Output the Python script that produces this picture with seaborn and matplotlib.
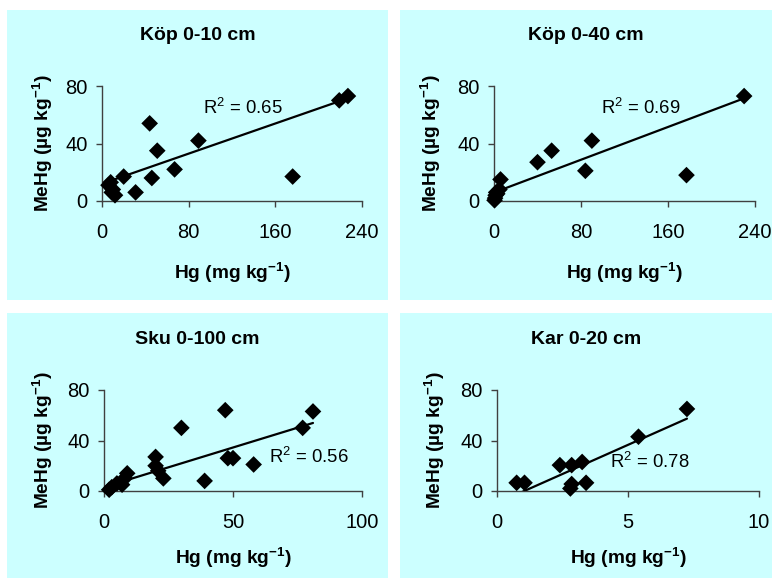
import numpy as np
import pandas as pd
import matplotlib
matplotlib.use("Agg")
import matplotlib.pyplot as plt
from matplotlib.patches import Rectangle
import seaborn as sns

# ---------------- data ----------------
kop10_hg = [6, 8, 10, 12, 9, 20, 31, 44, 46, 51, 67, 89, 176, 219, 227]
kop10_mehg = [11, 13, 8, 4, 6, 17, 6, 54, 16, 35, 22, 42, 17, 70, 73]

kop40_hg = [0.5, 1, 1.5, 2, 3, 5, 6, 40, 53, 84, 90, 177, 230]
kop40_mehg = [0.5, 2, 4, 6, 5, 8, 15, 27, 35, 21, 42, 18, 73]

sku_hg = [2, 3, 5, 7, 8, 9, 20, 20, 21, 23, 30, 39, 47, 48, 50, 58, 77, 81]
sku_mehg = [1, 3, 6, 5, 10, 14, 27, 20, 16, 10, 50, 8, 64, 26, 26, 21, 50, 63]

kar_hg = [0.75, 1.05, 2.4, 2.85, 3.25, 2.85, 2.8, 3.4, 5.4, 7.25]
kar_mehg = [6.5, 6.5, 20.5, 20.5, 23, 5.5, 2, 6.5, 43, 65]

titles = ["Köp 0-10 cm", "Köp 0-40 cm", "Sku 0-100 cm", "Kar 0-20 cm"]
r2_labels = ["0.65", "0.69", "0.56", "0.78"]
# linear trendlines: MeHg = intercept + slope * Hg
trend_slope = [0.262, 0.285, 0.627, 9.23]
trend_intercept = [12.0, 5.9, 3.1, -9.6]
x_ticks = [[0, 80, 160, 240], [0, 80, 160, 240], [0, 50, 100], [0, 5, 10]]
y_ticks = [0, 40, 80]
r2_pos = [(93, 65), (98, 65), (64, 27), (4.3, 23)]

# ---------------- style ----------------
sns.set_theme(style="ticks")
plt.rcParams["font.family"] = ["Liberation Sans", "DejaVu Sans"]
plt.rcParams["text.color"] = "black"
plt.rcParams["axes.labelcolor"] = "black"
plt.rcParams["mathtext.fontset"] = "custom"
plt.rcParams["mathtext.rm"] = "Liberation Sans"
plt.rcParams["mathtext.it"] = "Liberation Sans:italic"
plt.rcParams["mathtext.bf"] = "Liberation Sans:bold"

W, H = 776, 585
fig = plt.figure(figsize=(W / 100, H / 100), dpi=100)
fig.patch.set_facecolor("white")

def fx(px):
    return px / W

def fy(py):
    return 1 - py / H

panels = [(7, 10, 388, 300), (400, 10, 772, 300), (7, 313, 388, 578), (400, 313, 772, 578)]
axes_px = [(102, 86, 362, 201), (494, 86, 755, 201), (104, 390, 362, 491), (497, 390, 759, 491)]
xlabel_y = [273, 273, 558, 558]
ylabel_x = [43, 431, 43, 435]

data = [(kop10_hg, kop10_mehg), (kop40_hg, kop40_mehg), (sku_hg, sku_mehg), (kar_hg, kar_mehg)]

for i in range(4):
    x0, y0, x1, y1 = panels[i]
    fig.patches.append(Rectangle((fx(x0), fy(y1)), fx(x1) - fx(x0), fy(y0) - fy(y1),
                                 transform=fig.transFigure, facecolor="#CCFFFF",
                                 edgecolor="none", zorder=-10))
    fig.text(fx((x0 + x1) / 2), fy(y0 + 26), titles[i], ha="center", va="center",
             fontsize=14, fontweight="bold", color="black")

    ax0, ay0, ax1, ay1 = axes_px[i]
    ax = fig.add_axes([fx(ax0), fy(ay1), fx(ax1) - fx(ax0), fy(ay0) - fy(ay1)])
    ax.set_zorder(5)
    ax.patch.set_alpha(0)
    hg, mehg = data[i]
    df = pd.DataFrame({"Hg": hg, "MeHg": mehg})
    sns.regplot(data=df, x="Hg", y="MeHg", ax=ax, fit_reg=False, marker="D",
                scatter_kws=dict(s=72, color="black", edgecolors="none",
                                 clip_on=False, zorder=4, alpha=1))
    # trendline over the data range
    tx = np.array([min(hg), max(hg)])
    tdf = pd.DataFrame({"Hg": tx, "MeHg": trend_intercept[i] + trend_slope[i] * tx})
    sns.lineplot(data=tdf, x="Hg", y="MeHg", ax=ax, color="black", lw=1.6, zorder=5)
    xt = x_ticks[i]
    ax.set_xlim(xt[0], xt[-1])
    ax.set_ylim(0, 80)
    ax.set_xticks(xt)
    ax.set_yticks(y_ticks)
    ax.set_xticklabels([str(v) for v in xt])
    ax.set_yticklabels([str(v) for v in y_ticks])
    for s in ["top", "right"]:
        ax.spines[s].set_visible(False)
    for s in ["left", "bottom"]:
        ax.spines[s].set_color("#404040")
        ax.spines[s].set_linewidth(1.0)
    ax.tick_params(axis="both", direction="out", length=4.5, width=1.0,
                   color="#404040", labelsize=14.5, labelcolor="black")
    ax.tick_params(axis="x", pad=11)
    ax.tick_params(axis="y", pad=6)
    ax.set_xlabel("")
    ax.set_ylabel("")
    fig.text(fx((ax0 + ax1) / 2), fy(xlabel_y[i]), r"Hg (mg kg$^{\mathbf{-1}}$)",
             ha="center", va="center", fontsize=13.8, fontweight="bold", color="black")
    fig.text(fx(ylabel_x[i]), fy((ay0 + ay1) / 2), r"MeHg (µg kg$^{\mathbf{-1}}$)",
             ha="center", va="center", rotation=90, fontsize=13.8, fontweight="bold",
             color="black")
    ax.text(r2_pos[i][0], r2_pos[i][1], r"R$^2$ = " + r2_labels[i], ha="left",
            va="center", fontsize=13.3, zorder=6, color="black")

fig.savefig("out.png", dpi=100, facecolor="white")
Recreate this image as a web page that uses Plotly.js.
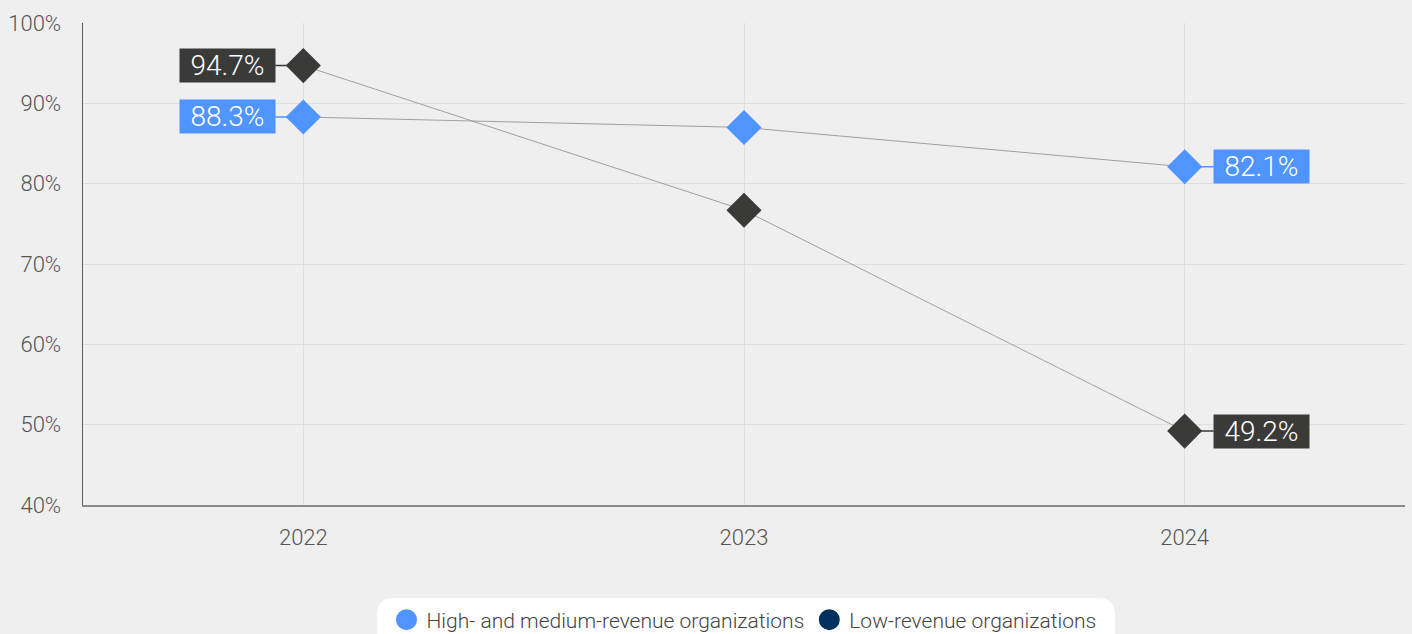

# # #

## Stated problem
Pictures are to be left out; repeat all the remaining data exactly.

## Correct answer
Output the Python script that produces this picture with seaborn and matplotlib.
import numpy as np
import pandas as pd
import matplotlib
matplotlib.use("Agg")
import matplotlib.pyplot as plt
from matplotlib.patches import Rectangle
import seaborn as sns

# ---------------- data ----------------
kop10_hg = [6, 8, 10, 12, 9, 20, 31, 44, 46, 51, 67, 89, 176, 219, 227]
kop10_mehg = [11, 13, 8, 4, 6, 17, 6, 54, 16, 35, 22, 42, 17, 70, 73]

kop40_hg = [0.5, 1, 1.5, 2, 3, 5, 6, 40, 53, 84, 90, 177, 230]
kop40_mehg = [0.5, 2, 4, 6, 5, 8, 15, 27, 35, 21, 42, 18, 73]

sku_hg = [2, 3, 5, 7, 8, 9, 20, 20, 21, 23, 30, 39, 47, 48, 50, 58, 77, 81]
sku_mehg = [1, 3, 6, 5, 10, 14, 27, 20, 16, 10, 50, 8, 64, 26, 26, 21, 50, 63]

kar_hg = [0.75, 1.05, 2.4, 2.85, 3.25, 2.85, 2.8, 3.4, 5.4, 7.25]
kar_mehg = [6.5, 6.5, 20.5, 20.5, 23, 5.5, 2, 6.5, 43, 65]

titles = ["Köp 0-10 cm", "Köp 0-40 cm", "Sku 0-100 cm", "Kar 0-20 cm"]
r2_labels = ["0.65", "0.69", "0.56", "0.78"]
# linear trendlines: MeHg = intercept + slope * Hg
trend_slope = [0.262, 0.285, 0.627, 9.23]
trend_intercept = [12.0, 5.9, 3.1, -9.6]
x_ticks = [[0, 80, 160, 240], [0, 80, 160, 240], [0, 50, 100], [0, 5, 10]]
y_ticks = [0, 40, 80]
r2_pos = [(93, 65), (98, 65), (64, 27), (4.3, 23)]

# ---------------- style ----------------
sns.set_theme(style="ticks")
plt.rcParams["font.family"] = ["Liberation Sans", "DejaVu Sans"]
plt.rcParams["text.color"] = "black"
plt.rcParams["axes.labelcolor"] = "black"
plt.rcParams["mathtext.fontset"] = "custom"
plt.rcParams["mathtext.rm"] = "Liberation Sans"
plt.rcParams["mathtext.it"] = "Liberation Sans:italic"
plt.rcParams["mathtext.bf"] = "Liberation Sans:bold"

W, H = 776, 585
fig = plt.figure(figsize=(W / 100, H / 100), dpi=100)
fig.patch.set_facecolor("white")

def fx(px):
    return px / W

def fy(py):
    return 1 - py / H

panels = [(7, 10, 388, 300), (400, 10, 772, 300), (7, 313, 388, 578), (400, 313, 772, 578)]
axes_px = [(102, 86, 362, 201), (494, 86, 755, 201), (104, 390, 362, 491), (497, 390, 759, 491)]
xlabel_y = [273, 273, 558, 558]
ylabel_x = [43, 431, 43, 435]

data = [(kop10_hg, kop10_mehg), (kop40_hg, kop40_mehg), (sku_hg, sku_mehg), (kar_hg, kar_mehg)]

for i in range(4):
    x0, y0, x1, y1 = panels[i]
    fig.patches.append(Rectangle((fx(x0), fy(y1)), fx(x1) - fx(x0), fy(y0) - fy(y1),
                                 transform=fig.transFigure, facecolor="#CCFFFF",
                                 edgecolor="none", zorder=-10))
    fig.text(fx((x0 + x1) / 2), fy(y0 + 26), titles[i], ha="center", va="center",
             fontsize=14, fontweight="bold", color="black")

    ax0, ay0, ax1, ay1 = axes_px[i]
    ax = fig.add_axes([fx(ax0), fy(ay1), fx(ax1) - fx(ax0), fy(ay0) - fy(ay1)])
    ax.set_zorder(5)
    ax.patch.set_alpha(0)
    hg, mehg = data[i]
    df = pd.DataFrame({"Hg": hg, "MeHg": mehg})
    sns.regplot(data=df, x="Hg", y="MeHg", ax=ax, fit_reg=False, marker="D",
                scatter_kws=dict(s=72, color="black", edgecolors="none",
                                 clip_on=False, zorder=4, alpha=1))
    # trendline over the data range
    tx = np.array([min(hg), max(hg)])
    tdf = pd.DataFrame({"Hg": tx, "MeHg": trend_intercept[i] + trend_slope[i] * tx})
    sns.lineplot(data=tdf, x="Hg", y="MeHg", ax=ax, color="black", lw=1.6, zorder=5)
    xt = x_ticks[i]
    ax.set_xlim(xt[0], xt[-1])
    ax.set_ylim(0, 80)
    ax.set_xticks(xt)
    ax.set_yticks(y_ticks)
    ax.set_xticklabels([str(v) for v in xt])
    ax.set_yticklabels([str(v) for v in y_ticks])
    for s in ["top", "right"]:
        ax.spines[s].set_visible(False)
    for s in ["left", "bottom"]:
        ax.spines[s].set_color("#404040")
        ax.spines[s].set_linewidth(1.0)
    ax.tick_params(axis="both", direction="out", length=4.5, width=1.0,
                   color="#404040", labelsize=14.5, labelcolor="black")
    ax.tick_params(axis="x", pad=11)
    ax.tick_params(axis="y", pad=6)
    ax.set_xlabel("")
    ax.set_ylabel("")
    fig.text(fx((ax0 + ax1) / 2), fy(xlabel_y[i]), r"Hg (mg kg$^{\mathbf{-1}}$)",
             ha="center", va="center", fontsize=13.8, fontweight="bold", color="black")
    fig.text(fx(ylabel_x[i]), fy((ay0 + ay1) / 2), r"MeHg (µg kg$^{\mathbf{-1}}$)",
             ha="center", va="center", rotation=90, fontsize=13.8, fontweight="bold",
             color="black")
    ax.text(r2_pos[i][0], r2_pos[i][1], r"R$^2$ = " + r2_labels[i], ha="left",
            va="center", fontsize=13.3, zorder=6, color="black")

fig.savefig("out.png", dpi=100, facecolor="white")
Recreate this image as a web page that uses Plotly.js.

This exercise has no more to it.